Information supplied ▸
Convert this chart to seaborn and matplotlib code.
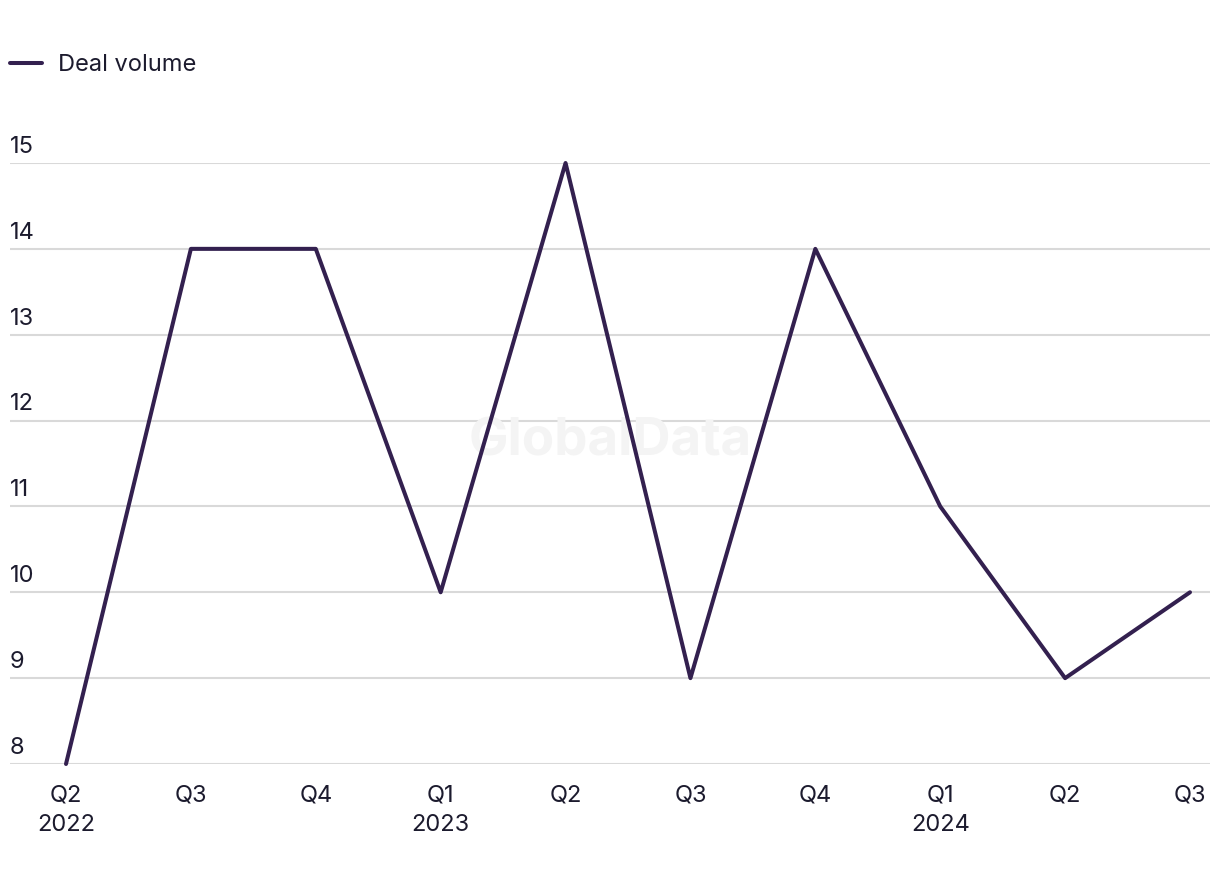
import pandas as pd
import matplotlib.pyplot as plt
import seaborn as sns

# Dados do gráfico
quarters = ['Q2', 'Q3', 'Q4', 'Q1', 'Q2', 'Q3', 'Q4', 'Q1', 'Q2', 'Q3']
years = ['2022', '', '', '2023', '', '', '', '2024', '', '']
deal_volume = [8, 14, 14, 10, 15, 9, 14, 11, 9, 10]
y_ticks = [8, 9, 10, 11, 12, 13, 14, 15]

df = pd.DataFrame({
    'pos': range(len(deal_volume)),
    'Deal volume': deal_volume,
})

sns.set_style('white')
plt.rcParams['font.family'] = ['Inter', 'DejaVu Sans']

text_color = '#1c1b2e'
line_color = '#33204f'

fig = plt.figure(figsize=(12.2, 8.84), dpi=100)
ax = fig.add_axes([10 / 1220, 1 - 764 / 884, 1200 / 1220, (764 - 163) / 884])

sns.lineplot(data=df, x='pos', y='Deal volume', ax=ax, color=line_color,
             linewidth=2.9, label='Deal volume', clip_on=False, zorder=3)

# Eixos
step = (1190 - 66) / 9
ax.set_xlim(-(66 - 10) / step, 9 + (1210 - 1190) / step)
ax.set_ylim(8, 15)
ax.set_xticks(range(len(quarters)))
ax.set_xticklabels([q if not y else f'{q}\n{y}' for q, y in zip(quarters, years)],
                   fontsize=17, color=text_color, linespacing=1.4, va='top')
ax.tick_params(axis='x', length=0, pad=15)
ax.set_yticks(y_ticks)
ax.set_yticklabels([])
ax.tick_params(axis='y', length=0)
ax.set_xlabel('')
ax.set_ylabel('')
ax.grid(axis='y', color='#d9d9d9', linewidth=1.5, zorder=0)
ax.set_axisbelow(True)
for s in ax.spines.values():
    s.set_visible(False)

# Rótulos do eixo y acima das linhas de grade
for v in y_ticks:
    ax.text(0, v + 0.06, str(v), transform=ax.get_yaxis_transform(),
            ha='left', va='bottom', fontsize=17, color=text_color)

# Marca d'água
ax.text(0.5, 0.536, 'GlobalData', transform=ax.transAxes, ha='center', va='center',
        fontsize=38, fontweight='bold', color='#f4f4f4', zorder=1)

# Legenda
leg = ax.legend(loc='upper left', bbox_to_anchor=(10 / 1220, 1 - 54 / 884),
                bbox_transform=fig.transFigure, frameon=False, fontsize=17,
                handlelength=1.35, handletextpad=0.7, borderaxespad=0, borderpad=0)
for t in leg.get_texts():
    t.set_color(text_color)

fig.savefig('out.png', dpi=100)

What the exercise asks ▸ Reproduce the whole listing above word for word, but not its pictures.

Answer for the task ▸
Convert this chart to seaborn and matplotlib code.
import pandas as pd
import matplotlib.pyplot as plt
import seaborn as sns

# Dados do gráfico
quarters = ['Q2', 'Q3', 'Q4', 'Q1', 'Q2', 'Q3', 'Q4', 'Q1', 'Q2', 'Q3']
years = ['2022', '', '', '2023', '', '', '', '2024', '', '']
deal_volume = [8, 14, 14, 10, 15, 9, 14, 11, 9, 10]
y_ticks = [8, 9, 10, 11, 12, 13, 14, 15]

df = pd.DataFrame({
    'pos': range(len(deal_volume)),
    'Deal volume': deal_volume,
})

sns.set_style('white')
plt.rcParams['font.family'] = ['Inter', 'DejaVu Sans']

text_color = '#1c1b2e'
line_color = '#33204f'

fig = plt.figure(figsize=(12.2, 8.84), dpi=100)
ax = fig.add_axes([10 / 1220, 1 - 764 / 884, 1200 / 1220, (764 - 163) / 884])

sns.lineplot(data=df, x='pos', y='Deal volume', ax=ax, color=line_color,
             linewidth=2.9, label='Deal volume', clip_on=False, zorder=3)

# Eixos
step = (1190 - 66) / 9
ax.set_xlim(-(66 - 10) / step, 9 + (1210 - 1190) / step)
ax.set_ylim(8, 15)
ax.set_xticks(range(len(quarters)))
ax.set_xticklabels([q if not y else f'{q}\n{y}' for q, y in zip(quarters, years)],
                   fontsize=17, color=text_color, linespacing=1.4, va='top')
ax.tick_params(axis='x', length=0, pad=15)
ax.set_yticks(y_ticks)
ax.set_yticklabels([])
ax.tick_params(axis='y', length=0)
ax.set_xlabel('')
ax.set_ylabel('')
ax.grid(axis='y', color='#d9d9d9', linewidth=1.5, zorder=0)
ax.set_axisbelow(True)
for s in ax.spines.values():
    s.set_visible(False)

# Rótulos do eixo y acima das linhas de grade
for v in y_ticks:
    ax.text(0, v + 0.06, str(v), transform=ax.get_yaxis_transform(),
            ha='left', va='bottom', fontsize=17, color=text_color)

# Marca d'água
ax.text(0.5, 0.536, 'GlobalData', transform=ax.transAxes, ha='center', va='center',
        fontsize=38, fontweight='bold', color='#f4f4f4', zorder=1)

# Legenda
leg = ax.legend(loc='upper left', bbox_to_anchor=(10 / 1220, 1 - 54 / 884),
                bbox_transform=fig.transFigure, frameon=False, fontsize=17,
                handlelength=1.35, handletextpad=0.7, borderaxespad=0, borderpad=0)
for t in leg.get_texts():
    t.set_color(text_color)

fig.savefig('out.png', dpi=100)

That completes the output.